A Teen in Europe (Part 3): Exotic Venice
It is easy to think of Venice as an otherworldly place. The geography sets it apart, but there is more. On foot, Venice is a maze of walkways. Everyone knows about the water, but Venice also bridges a cultural gap, a legacy of its rich trading past. It was so much more than expected.
Day 3: Innsbruck to Venice
Our hotel room in Innsbruck was sparsely decorated. A lonely print adorned the wall, a triumphal arch located in Orange, France. Weird. Particularly strange because of all the prints that could have hung there–and all the places it could have shown–it was where my sister lived as an exchange student. So, a print of a landmark in France, encountered in an Austrian hotel room, connected me to home. It was grounding moment before stepping into another world.
We drove through the Alps and our guide mentioned Liechtenstein. Looking at a map, we shouldn’t have been any closer to it than when we left Innsbruck. The mountains defied description. My family went on several ski trips, including one in Colorado, but I’d never seen anything like the Alps. They seemed to rise impossibly high on each side of the highway as we headed for Italy.
The memories of our arrival in Venice are a bit hazy. Soon enough, we boarded a large boat to head to a “glass factory.” The route should be lost to time, but I took a series of photos as we cruised toward then past the Piazza San Marco. We swept down the Grand Canal. It was cooler than I expected, almost certainly the wind whipping off the water. Unfortunately, my jacket was on the bus.

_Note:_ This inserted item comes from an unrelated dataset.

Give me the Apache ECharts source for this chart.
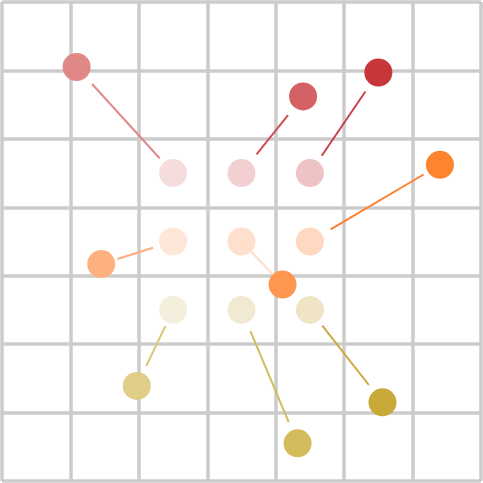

This brought us to the Murano Glass Factory. They took us to the workshop first. The gentleman made his work look effortless. It was truly something to behold. Apparently the demonstration is free…then they herd you into the store, which, honestly was almost as impressive as watching the craftsman. The variation in color and design. I thought a whole tea set didn’t stand much chance of survival in my suitcase, so I opted for a small vase, a pale and transparent blue with gold detail. This was the gift selected for my Mom.
Piazza San Marco
We re-boarded the boat and headed for tourist central. The Piazza San Marco is a small-ish, rectangular (well, trapazoidal, really) plaza with the Basilica San Marco at one of the long ends (facing east). Just to the basilica’s left, the area opens to the waterfront. This is the area you enter the square. The Doge’s Palace and bell tower for the basilica, the Campanile, are the dominant features here. You likely know this tower, whether you’ve seen photographs of Venice that include it or visited Disney’s Epcot Center.
Walking into the square, St. Mark’s (the basilica) is on your right and directly in front of you is the Clock Tower. We arrived just as the tower acknowledged the hour. Two bronze statues took turns hitting the bell and, as you can see in the photo (left), many people gathered to watch.

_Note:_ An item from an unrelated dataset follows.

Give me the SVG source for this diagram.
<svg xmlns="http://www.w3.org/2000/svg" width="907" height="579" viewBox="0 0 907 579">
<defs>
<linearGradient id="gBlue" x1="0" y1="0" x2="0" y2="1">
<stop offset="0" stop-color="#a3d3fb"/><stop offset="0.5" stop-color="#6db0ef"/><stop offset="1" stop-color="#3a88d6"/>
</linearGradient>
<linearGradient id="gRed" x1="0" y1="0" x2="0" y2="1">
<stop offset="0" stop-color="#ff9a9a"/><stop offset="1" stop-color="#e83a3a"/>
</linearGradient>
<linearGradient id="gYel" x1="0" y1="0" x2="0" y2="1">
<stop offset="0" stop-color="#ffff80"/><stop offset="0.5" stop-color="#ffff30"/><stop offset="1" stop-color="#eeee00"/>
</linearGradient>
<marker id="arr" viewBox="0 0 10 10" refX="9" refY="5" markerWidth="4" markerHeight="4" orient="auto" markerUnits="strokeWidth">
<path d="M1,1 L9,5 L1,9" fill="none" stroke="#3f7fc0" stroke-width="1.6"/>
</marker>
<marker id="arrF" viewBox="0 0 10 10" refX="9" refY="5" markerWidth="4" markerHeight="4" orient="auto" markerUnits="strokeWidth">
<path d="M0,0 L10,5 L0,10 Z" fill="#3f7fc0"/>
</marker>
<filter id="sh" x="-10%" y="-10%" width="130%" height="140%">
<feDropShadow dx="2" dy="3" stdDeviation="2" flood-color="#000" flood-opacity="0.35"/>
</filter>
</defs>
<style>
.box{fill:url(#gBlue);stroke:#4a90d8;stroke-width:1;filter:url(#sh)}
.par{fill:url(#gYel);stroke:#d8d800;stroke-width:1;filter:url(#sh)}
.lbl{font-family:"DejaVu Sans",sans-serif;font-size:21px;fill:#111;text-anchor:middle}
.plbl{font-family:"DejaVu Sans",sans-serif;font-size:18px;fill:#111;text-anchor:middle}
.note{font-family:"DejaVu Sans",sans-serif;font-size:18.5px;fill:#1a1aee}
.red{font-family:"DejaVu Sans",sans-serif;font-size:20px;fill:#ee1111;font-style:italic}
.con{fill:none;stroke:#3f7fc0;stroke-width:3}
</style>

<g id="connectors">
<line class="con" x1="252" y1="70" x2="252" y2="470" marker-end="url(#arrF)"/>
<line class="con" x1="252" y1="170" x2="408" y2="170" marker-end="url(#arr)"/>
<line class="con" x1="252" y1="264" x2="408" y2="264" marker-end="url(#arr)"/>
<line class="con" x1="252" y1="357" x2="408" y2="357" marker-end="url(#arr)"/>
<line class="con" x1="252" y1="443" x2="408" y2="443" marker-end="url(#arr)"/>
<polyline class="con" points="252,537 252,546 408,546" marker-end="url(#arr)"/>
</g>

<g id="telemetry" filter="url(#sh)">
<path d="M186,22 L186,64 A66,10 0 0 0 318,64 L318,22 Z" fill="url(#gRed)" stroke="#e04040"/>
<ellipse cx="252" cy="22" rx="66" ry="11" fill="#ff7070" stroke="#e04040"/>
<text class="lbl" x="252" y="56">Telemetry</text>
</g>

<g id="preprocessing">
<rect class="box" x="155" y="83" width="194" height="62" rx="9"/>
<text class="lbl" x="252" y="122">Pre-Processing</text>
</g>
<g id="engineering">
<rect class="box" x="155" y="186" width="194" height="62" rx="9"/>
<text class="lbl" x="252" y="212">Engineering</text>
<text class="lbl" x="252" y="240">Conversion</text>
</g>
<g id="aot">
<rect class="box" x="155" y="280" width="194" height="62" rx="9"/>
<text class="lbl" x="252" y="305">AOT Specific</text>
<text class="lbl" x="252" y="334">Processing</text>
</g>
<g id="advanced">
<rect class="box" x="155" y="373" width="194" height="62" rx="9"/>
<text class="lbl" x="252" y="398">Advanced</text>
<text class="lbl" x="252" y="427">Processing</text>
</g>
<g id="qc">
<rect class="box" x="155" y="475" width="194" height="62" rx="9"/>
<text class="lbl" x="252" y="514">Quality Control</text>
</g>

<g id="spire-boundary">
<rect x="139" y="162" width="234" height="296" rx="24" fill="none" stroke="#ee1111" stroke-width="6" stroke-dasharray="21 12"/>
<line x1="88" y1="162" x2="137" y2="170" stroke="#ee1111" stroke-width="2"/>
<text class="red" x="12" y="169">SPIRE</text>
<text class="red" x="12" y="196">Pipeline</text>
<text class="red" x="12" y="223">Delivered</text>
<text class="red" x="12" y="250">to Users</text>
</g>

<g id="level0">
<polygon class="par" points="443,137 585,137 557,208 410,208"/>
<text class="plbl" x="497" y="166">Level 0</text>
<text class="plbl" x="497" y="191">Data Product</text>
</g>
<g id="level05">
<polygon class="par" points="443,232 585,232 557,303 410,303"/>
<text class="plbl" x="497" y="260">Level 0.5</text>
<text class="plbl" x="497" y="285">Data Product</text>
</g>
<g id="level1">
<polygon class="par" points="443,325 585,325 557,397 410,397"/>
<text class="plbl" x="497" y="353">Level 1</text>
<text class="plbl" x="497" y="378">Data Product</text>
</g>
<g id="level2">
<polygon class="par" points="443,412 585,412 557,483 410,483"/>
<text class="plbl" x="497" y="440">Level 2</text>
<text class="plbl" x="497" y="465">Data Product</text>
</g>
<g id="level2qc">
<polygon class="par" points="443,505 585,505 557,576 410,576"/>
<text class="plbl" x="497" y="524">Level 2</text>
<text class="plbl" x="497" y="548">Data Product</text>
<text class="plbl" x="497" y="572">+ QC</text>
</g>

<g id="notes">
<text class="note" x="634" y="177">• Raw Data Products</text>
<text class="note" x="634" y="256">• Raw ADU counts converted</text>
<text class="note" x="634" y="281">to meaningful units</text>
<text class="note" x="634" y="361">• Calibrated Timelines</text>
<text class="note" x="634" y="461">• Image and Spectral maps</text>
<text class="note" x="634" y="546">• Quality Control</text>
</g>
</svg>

St. Mark’s Basilica was unbelievable. The architecture is Italo-Byzantine and I saw nothing else like it during the trip. Inside, the ceiling is covered with gold mosaic that depicts various Christian themes. What was truly humbling was the altar containing St. Mark’s relics. I’m not Catholic, but I struggled to process this. “Awesome” is an over-used slang word, but that is exactly what St. Mark’s is.
The remainder of our scheduled time was spent touring the Doge’s Palace. I usually have a good sense of direction, but was quickly confounded by the corridors and steps. Perhaps that was the intention of the various Doge, but, more likely, it was the distraction of St. Mark’s.

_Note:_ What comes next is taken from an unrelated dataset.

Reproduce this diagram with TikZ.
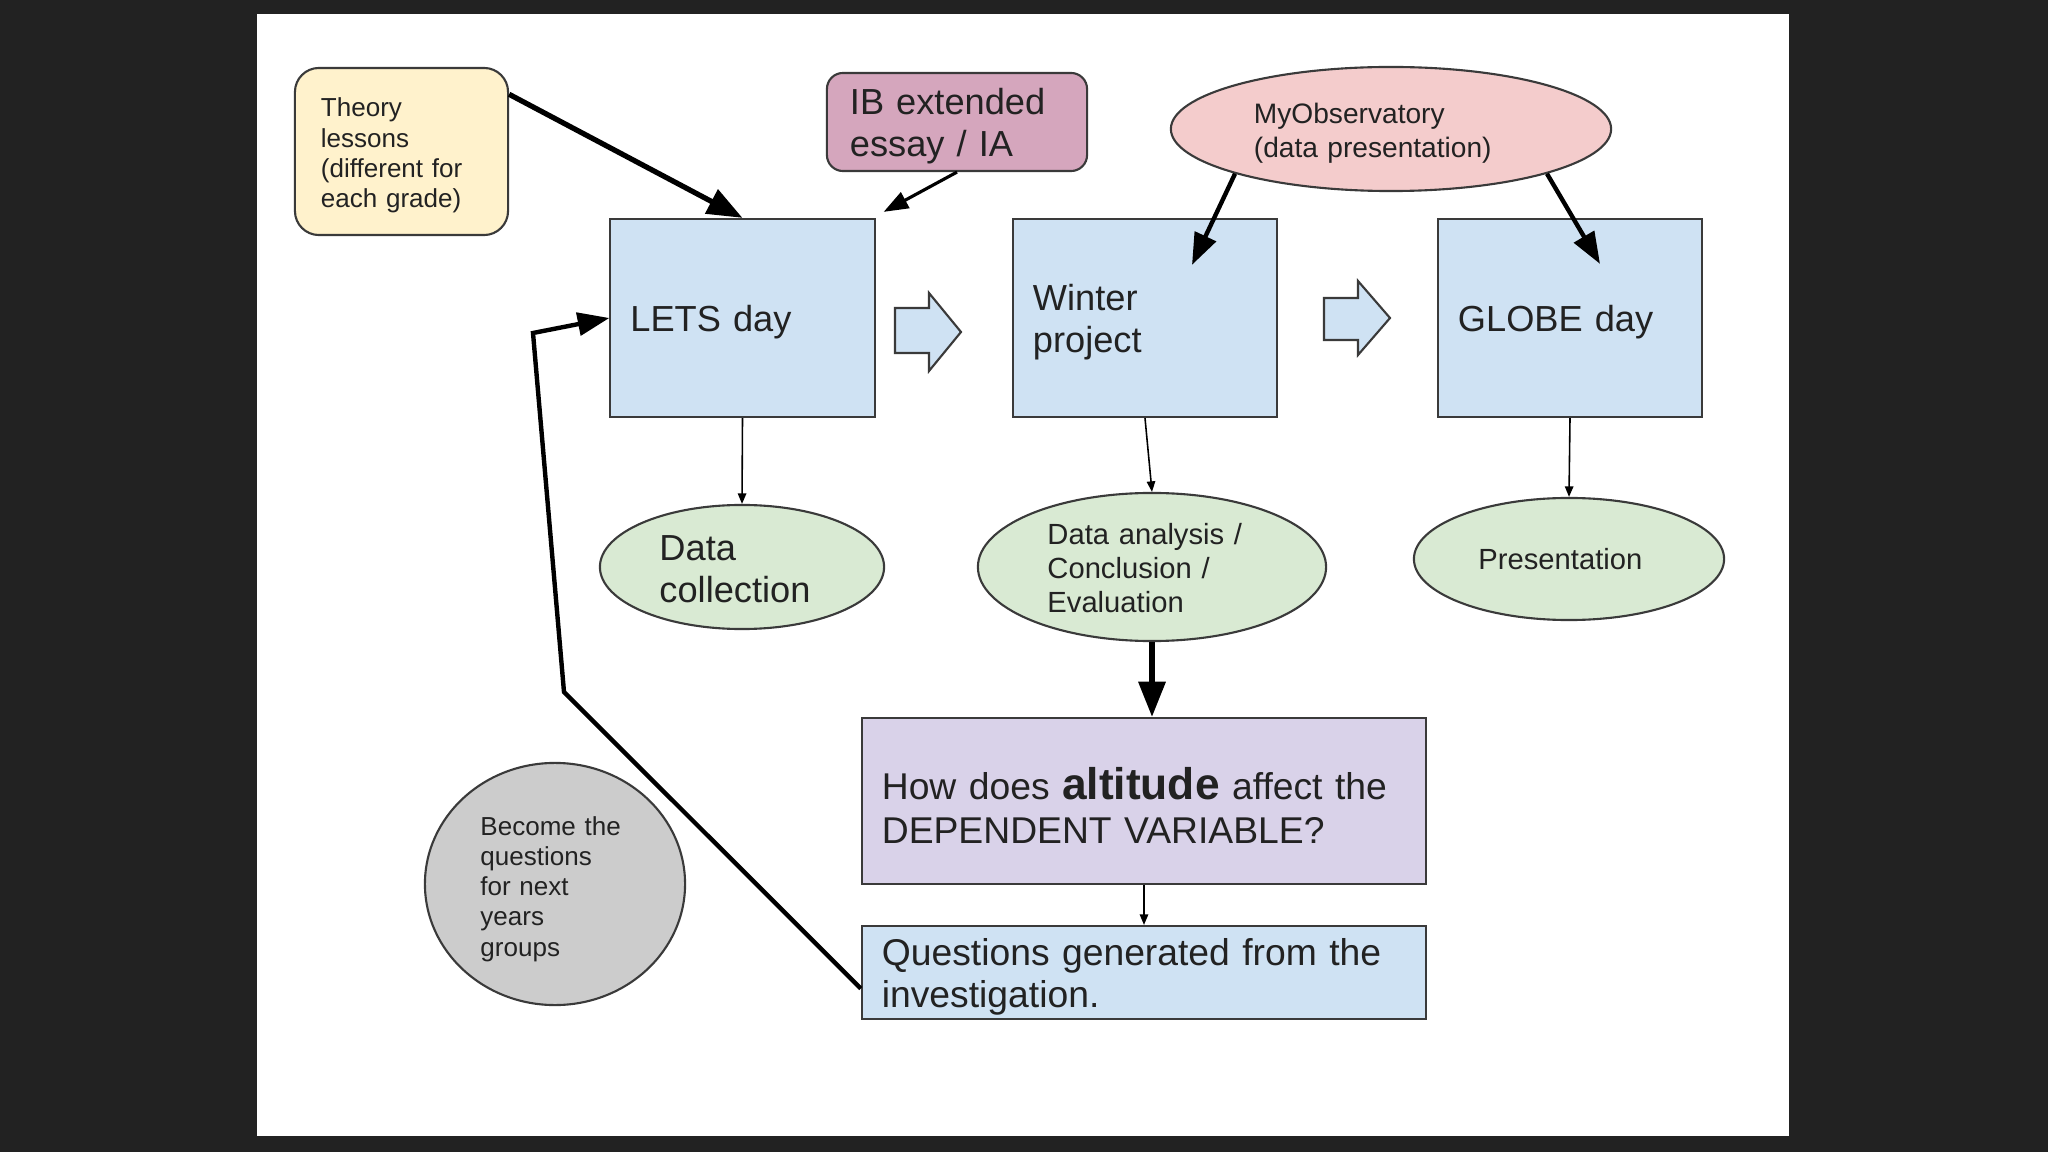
\documentclass[tikz,border=0pt]{standalone}
\usepackage{fontspec}
\setmainfont{Liberation Sans}
\usetikzlibrary{arrows.meta,shapes.geometric,calc}
\definecolor{pagebg}{HTML}{222222}
\definecolor{txt}{HTML}{222222}
\definecolor{edge}{HTML}{3A3A3A}
\definecolor{cream}{HTML}{FFF2CC}
\definecolor{ibpink}{HTML}{D5A6BD}
\definecolor{obspink}{HTML}{F4CCCC}
\definecolor{lblue}{HTML}{CFE2F3}
\definecolor{lgreen}{HTML}{D9EAD3}
\definecolor{lpurple}{HTML}{D9D2E9}
\definecolor{lgray}{HTML}{CCCCCC}
\newcommand\topstrut[1]{\rule{0pt}{#1}}
\tikzset{
  base/.style={draw=edge, line width=0.6pt, text=txt, align=left, inner sep=0pt},
  stepbox/.style={base, rectangle, fill=lblue, minimum width=2.64cm, minimum height=1.98cm,
     text width=2.24cm, font=\fontsize{10.3}{12}\selectfont},
  oval/.style={base, ellipse, fill=lgreen},
  fsmall/.style={font=\fontsize{7.4}{8.6}\selectfont},
  fmid/.style={font=\fontsize{8.3}{9.6}\selectfont},
  fbig/.style={font=\fontsize{10.3}{12}\selectfont},
  thick arrow/.style={line width=1.5pt, -{Triangle[length=10pt,width=7.5pt]}},
  mid arrow/.style={line width=1.25pt, -{Triangle[length=9pt,width=6.5pt]}},
  ib arrow/.style={line width=0.9pt, -{Triangle[length=7pt,width=5pt]}},
  thin arrow/.style={line width=0.45pt, -{Triangle[length=3pt,width=2.4pt]}},
  hollow/.style={draw=edge, line width=0.6pt, fill=lblue}
}
\begin{document}
\begin{tikzpicture}[x=0.01cm,y=-0.01cm]
\useasboundingbox (0,0) rectangle (2048,1152);
\fill[pagebg] (0,0) rectangle (2048,1152);
\fill[white] (257,14) rectangle (1789,1136);

% nodes
\node[base, rectangle, rounded corners=0.24cm, fill=cream, minimum width=2.13cm, minimum height=1.67cm, text width=1.61cm, fsmall] (theory) at (401.5,151.5) {\topstrut{7.7pt}Theory\\lessons\\(different for\\each grade)};
\node[base, rectangle, rounded corners=0.16cm, fill=ibpink, minimum width=2.60cm, minimum height=0.98cm, text width=2.14cm, fbig] (ib) at (957,122) {\topstrut{9.8pt}IB extended\\essay / IA};
\node[base, ellipse, fill=obspink, minimum width=4.40cm, minimum height=1.24cm, text width=2.74cm, font=\fontsize{8.0}{9.4}\selectfont] (myobs) at (1391,129) {\topstrut{8.2pt}MyObservatory\\(data presentation)};

\node[stepbox] (lets) at (742.5,318) {\topstrut{9.8pt}LETS day};
\node[stepbox] (winter) at (1145,318) {\topstrut{9.8pt}Winter\\project};
\node[stepbox] (globe) at (1570,318) {\topstrut{9.8pt}GLOBE day};

\node[oval, minimum width=2.84cm, minimum height=1.24cm, text width=1.65cm, fbig] (dc) at (742,567) {\topstrut{8.3pt}Data\\collection};
\node[oval, minimum width=3.48cm, minimum height=1.48cm, text width=2.09cm, fmid] (da) at (1152,567) {\topstrut{6.7pt}Data analysis /\\Conclusion /\\Evaluation};
\node[oval, minimum width=3.10cm, minimum height=1.22cm, text width=1.81cm, fmid] (pres) at (1569,559) {Presentation};

\node[base, rectangle, fill=lpurple, minimum width=5.64cm, minimum height=1.66cm, text width=5.24cm, font=\fontsize{10.6}{12.4}\selectfont] (alt) at (1144,801) {\topstrut{11.5pt}How does {\bfseries\fontsize{12.6}{12.4}\selectfont altitude} affect the\\DEPENDENT VARIABLE?};
\node[base, rectangle, fill=lblue, minimum width=5.64cm, minimum height=0.93cm, text width=5.24cm, font=\fontsize{10.6}{12}\selectfont] (quest) at (1144,972.5) {\topstrut{10.1pt}Questions generated from the\\investigation.};

\node[base, ellipse, fill=lgray, minimum width=2.60cm, minimum height=2.42cm, text width=1.49cm, fsmall] (become) at (555,884) {\topstrut{8.2pt}Become the\\questions\\for next\\years\\groups};

% hollow arrows between steps
\draw[hollow] (895,308) -- (929,308) -- (929,293) -- (961,332) -- (929,371) -- (929,353) -- (895,353) -- cycle;
\draw[hollow] (1324,298) -- (1358,298) -- (1358,281) -- (1390,318) -- (1358,355) -- (1358,340) -- (1324,340) -- cycle;

% connectors
\draw[thick arrow] (theory.28) -- (lets.north);
\draw[ib arrow] (ib.south) -- ($(lets.north east)+(8,-6)$);
\draw[mid arrow] (myobs.196) -- ($(winter.north)+(47,47)$);
\draw[mid arrow] (myobs.-16) -- ($(globe.north)+(30,46)$);

\draw[thin arrow] (lets.south) -- (dc.north);
\draw[thin arrow] (winter.south) -- (da.north);
\draw[thin arrow] (globe.south) -- (pres.north);

\draw[thick arrow] (da.south) -- (da.south |- alt.north);
\draw[thin arrow] (alt.south) -- (quest.north);

\coordinate (k1) at (564,692);
\coordinate (k2) at (533,333);
\draw[mid arrow] ($(quest.west)+(0,16)$) -- (k1) -- (k2) -- (lets.west);
\end{tikzpicture}
\end{document}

We had an hour of free time before heading back to our hotel (on the mainland). The “streets” around the Piazza San Marco were tiny. The one thing I’ll never forget was the seeming proliferation of Benetton stores. There seemed to be one in sight at all times, though maybe we were walking in circles.
In any case, we made it back to dry land. Our guide Giovanna announced our hotel had a “disco.” Now, I studied German throughout high school and knew the word for a nightclub or bar in German was “Disco,” but that was a classroom. It was a little strange, given the bad associations we often had of “disco” in the United States, to hear the word in 1990 Italy. Nevertheless, we gave the disco a go, and a disco it was: all the lights you expect to find at a skating rink, but without the skates. The music was about what you’d expect in a European dance club at the time: a bit ethereal with plenty of bass. I was just happy to catch up with my jacket.
The Presence of History
Salzburg opened my eyes to the beauty of travel. Venice revealed what an incredible learning experience travel often is. A social studies teacher could assign a report on Venice, but looking up facts and photos simply does not make the same impact. The presence of history, as I felt it in St. Mark’s Basilica, was dumbfounding. The feeling is easily recalled. It is, in fact, there when I research our books. When I wrote The Shield of Horatius it was a constant. Ah, Venice!